▶

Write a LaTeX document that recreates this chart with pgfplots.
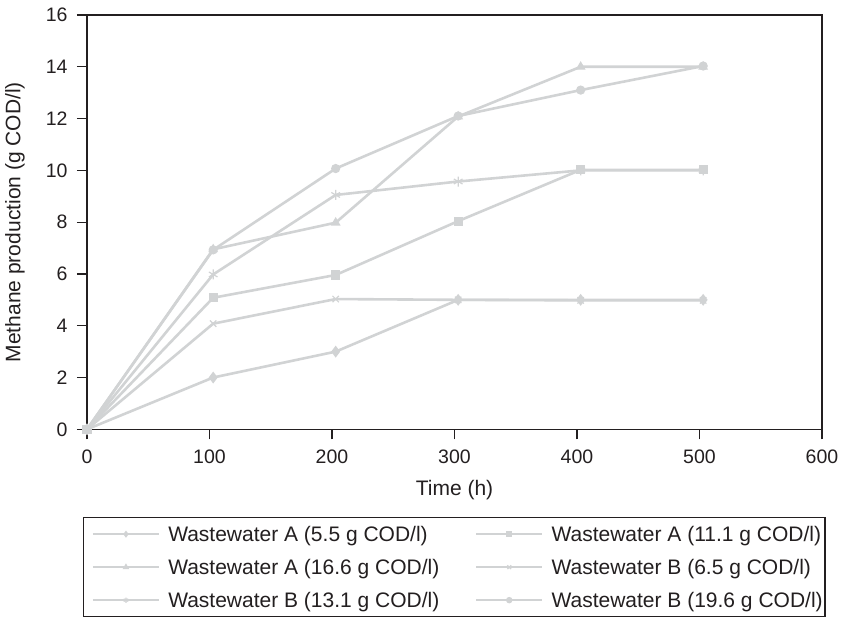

◀
▶

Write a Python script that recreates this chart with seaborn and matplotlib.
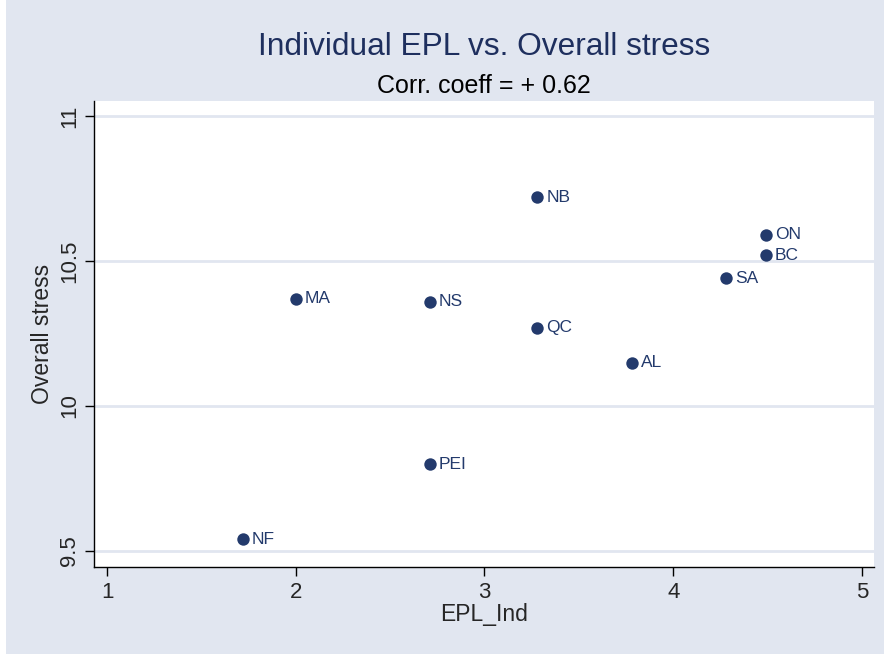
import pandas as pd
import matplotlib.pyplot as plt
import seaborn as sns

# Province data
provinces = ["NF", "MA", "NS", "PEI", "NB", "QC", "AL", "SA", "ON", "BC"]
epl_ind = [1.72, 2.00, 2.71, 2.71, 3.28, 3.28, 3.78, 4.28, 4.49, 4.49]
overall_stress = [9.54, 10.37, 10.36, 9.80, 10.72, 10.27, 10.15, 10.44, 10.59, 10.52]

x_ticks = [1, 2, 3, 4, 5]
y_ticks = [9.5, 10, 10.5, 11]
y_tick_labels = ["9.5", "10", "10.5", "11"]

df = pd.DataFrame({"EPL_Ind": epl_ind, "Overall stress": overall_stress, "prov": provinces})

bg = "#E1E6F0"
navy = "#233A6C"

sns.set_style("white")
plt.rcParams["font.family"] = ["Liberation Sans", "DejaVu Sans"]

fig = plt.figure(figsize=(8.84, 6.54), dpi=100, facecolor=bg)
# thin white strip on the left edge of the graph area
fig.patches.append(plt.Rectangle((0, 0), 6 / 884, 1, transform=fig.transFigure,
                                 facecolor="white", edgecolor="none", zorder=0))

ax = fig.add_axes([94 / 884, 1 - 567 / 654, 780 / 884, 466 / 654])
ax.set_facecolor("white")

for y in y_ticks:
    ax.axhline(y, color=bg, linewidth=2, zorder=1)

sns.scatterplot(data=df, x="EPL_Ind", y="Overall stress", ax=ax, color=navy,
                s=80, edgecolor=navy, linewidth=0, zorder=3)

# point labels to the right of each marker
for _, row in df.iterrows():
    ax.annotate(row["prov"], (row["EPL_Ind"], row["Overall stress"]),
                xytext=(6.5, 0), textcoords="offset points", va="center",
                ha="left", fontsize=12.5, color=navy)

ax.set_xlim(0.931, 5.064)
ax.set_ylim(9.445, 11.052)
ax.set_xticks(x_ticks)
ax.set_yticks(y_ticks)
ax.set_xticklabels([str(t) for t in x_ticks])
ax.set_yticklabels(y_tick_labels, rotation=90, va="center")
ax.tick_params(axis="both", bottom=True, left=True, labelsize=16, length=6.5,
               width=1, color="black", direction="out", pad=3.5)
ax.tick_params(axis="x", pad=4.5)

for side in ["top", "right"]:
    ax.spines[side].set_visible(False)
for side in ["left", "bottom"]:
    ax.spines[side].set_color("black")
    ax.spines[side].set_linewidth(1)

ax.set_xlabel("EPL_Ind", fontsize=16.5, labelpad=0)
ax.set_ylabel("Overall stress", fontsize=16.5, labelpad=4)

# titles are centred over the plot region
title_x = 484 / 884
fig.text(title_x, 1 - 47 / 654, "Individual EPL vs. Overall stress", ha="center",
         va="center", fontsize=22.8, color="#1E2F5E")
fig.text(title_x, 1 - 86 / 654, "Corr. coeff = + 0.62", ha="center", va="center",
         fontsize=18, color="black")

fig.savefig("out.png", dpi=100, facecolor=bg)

◀

**Given request:**
Make an exact copy of the lines from the one with "Write a Python" through the one with "import seaborn as sns", both ends in, and nothing else. Drop every picture.

**Solution to this problem:**
Write a Python script that recreates this chart with seaborn and matplotlib.
import pandas as pd
import matplotlib.pyplot as plt
import seaborn as sns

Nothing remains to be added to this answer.